Copy out the listing that follows, exact in every word, and skip the images.

>> START

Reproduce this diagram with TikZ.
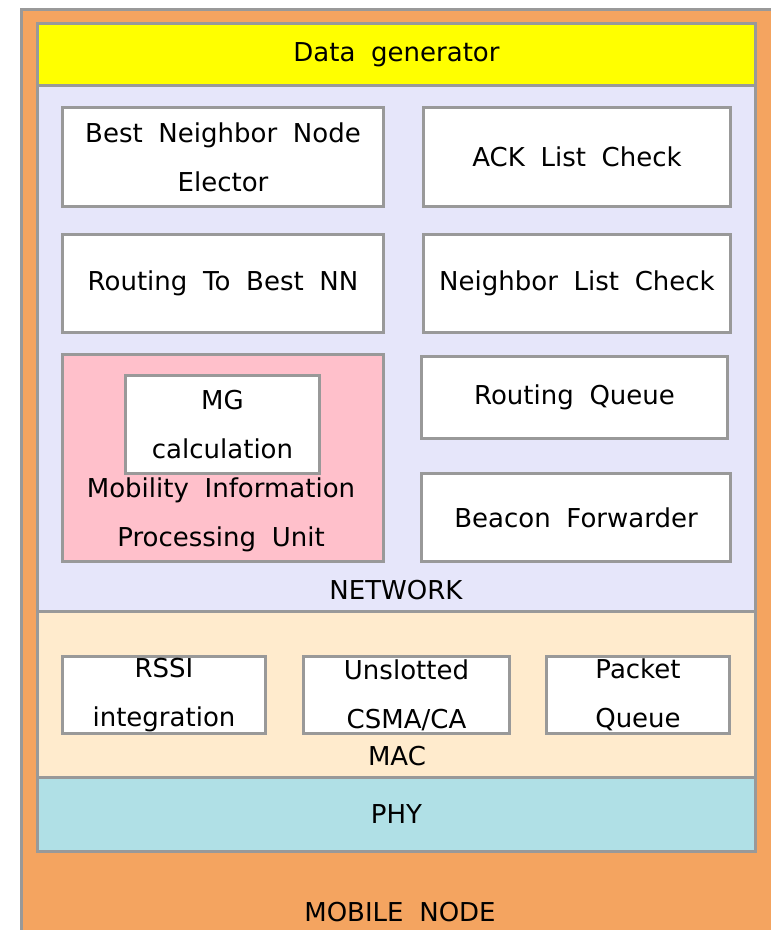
\documentclass[tikz,border=0pt]{standalone}
\usepackage{fontspec}
\setmainfont{DejaVu Sans}[WordSpace=1.9]
\usepackage{xcolor}
\usetikzlibrary{positioning}
\definecolor{nodeorange}{HTML}{F4A460}
\definecolor{gengold}{HTML}{FFFF00}
\definecolor{netlav}{HTML}{E6E6FA}
\definecolor{macbisque}{HTML}{FFEBCD}
\definecolor{phyblue}{HTML}{B0E0E6}
\definecolor{mipink}{HTML}{FFC0CB}
\definecolor{edgegray}{HTML}{999999}

\begin{document}
\begin{tikzpicture}[
  x=1pt, y=-1pt,
  layer/.style={draw=edgegray, line width=3pt, anchor=north west, inner sep=0pt,
    font=\fontsize{26}{30}\selectfont},
  unit/.style={draw=edgegray, line width=3pt, fill=white, anchor=north west, inner sep=0pt,
    align=center, font=\fontsize{26}{49}\selectfont},
  tag/.style={inner sep=0pt, align=center, font=\fontsize{26}{49}\selectfont}
]
\useasboundingbox (0,0) rectangle (771,930);
\clip (0,0) rectangle (771,930);

% mobile node and its layers
\node[layer, fill=nodeorange, minimum width=770pt, minimum height=940pt] (mobile) at (20,8) {};
\node[tag] (mobilelbl) at (400,912) {MOBILE NODE};
\node[layer, fill=gengold, minimum width=718pt, minimum height=62pt] (gen) at (36,22) {Data generator};
\node[layer, fill=netlav, minimum width=718pt, minimum height=526pt] (net) at (36,84) {};
\node[layer, fill=macbisque, minimum width=718pt, minimum height=166pt] (mac) at (36,610) {};
\node[layer, fill=phyblue, minimum width=718pt, minimum height=74pt] (phy) at (36,776) {PHY};

% network units
\node[unit, minimum width=321pt, minimum height=99pt] (elector) at (61,106) {Best Neighbor Node\\Elector};
\node[unit, minimum width=307pt, minimum height=99pt] (ack) at (422,106) {ACK List Check};
\node[unit, minimum width=321pt, minimum height=98pt] (routebest) at (61,233) {Routing To Best NN};
\node[unit, minimum width=307pt, minimum height=98pt] (nbcheck) at (422,233) {Neighbor List Check};
\node[unit, fill=mipink, minimum width=321pt, minimum height=207pt] (mobility) at (61,353) {};
\node[unit, minimum width=194pt, minimum height=98pt] (mg) at (124,374) {MG\\calculation};
\node[tag] (mobilitylbl) at (221,515) {Mobility Information\\Processing Unit};
\node[unit, minimum width=306pt, minimum height=82pt] (rqueue) at (420,355) {Routing Queue};
\node[unit, minimum width=309pt, minimum height=88pt] (beacon) at (420,472) {Beacon Forwarder};
\node[tag] (netlbl) at (396,590) {NETWORK};

% mac units
\node[unit, minimum width=203pt, minimum height=77pt] (rssi) at (61,655) {RSSI\\integration};
\node[unit, minimum width=206pt, minimum height=77pt] (csma) at (302,655) {Unslotted\\CSMA/CA};
\node[unit, minimum width=183pt, minimum height=77pt] (pqueue) at (545,655) {Packet\\Queue};
\node[tag] (maclbl) at (397,756) {MAC};
\end{tikzpicture}
\end{document}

>> END

Task solution →
Reproduce this diagram with TikZ.
\documentclass[tikz,border=0pt]{standalone}
\usepackage{fontspec}
\setmainfont{DejaVu Sans}[WordSpace=1.9]
\usepackage{xcolor}
\usetikzlibrary{positioning}
\definecolor{nodeorange}{HTML}{F4A460}
\definecolor{gengold}{HTML}{FFFF00}
\definecolor{netlav}{HTML}{E6E6FA}
\definecolor{macbisque}{HTML}{FFEBCD}
\definecolor{phyblue}{HTML}{B0E0E6}
\definecolor{mipink}{HTML}{FFC0CB}
\definecolor{edgegray}{HTML}{999999}

\begin{document}
\begin{tikzpicture}[
  x=1pt, y=-1pt,
  layer/.style={draw=edgegray, line width=3pt, anchor=north west, inner sep=0pt,
    font=\fontsize{26}{30}\selectfont},
  unit/.style={draw=edgegray, line width=3pt, fill=white, anchor=north west, inner sep=0pt,
    align=center, font=\fontsize{26}{49}\selectfont},
  tag/.style={inner sep=0pt, align=center, font=\fontsize{26}{49}\selectfont}
]
\useasboundingbox (0,0) rectangle (771,930);
\clip (0,0) rectangle (771,930);

% mobile node and its layers
\node[layer, fill=nodeorange, minimum width=770pt, minimum height=940pt] (mobile) at (20,8) {};
\node[tag] (mobilelbl) at (400,912) {MOBILE NODE};
\node[layer, fill=gengold, minimum width=718pt, minimum height=62pt] (gen) at (36,22) {Data generator};
\node[layer, fill=netlav, minimum width=718pt, minimum height=526pt] (net) at (36,84) {};
\node[layer, fill=macbisque, minimum width=718pt, minimum height=166pt] (mac) at (36,610) {};
\node[layer, fill=phyblue, minimum width=718pt, minimum height=74pt] (phy) at (36,776) {PHY};

% network units
\node[unit, minimum width=321pt, minimum height=99pt] (elector) at (61,106) {Best Neighbor Node\\Elector};
\node[unit, minimum width=307pt, minimum height=99pt] (ack) at (422,106) {ACK List Check};
\node[unit, minimum width=321pt, minimum height=98pt] (routebest) at (61,233) {Routing To Best NN};
\node[unit, minimum width=307pt, minimum height=98pt] (nbcheck) at (422,233) {Neighbor List Check};
\node[unit, fill=mipink, minimum width=321pt, minimum height=207pt] (mobility) at (61,353) {};
\node[unit, minimum width=194pt, minimum height=98pt] (mg) at (124,374) {MG\\calculation};
\node[tag] (mobilitylbl) at (221,515) {Mobility Information\\Processing Unit};
\node[unit, minimum width=306pt, minimum height=82pt] (rqueue) at (420,355) {Routing Queue};
\node[unit, minimum width=309pt, minimum height=88pt] (beacon) at (420,472) {Beacon Forwarder};
\node[tag] (netlbl) at (396,590) {NETWORK};

% mac units
\node[unit, minimum width=203pt, minimum height=77pt] (rssi) at (61,655) {RSSI\\integration};
\node[unit, minimum width=206pt, minimum height=77pt] (csma) at (302,655) {Unslotted\\CSMA/CA};
\node[unit, minimum width=183pt, minimum height=77pt] (pqueue) at (545,655) {Packet\\Queue};
\node[tag] (maclbl) at (397,756) {MAC};
\end{tikzpicture}
\end{document}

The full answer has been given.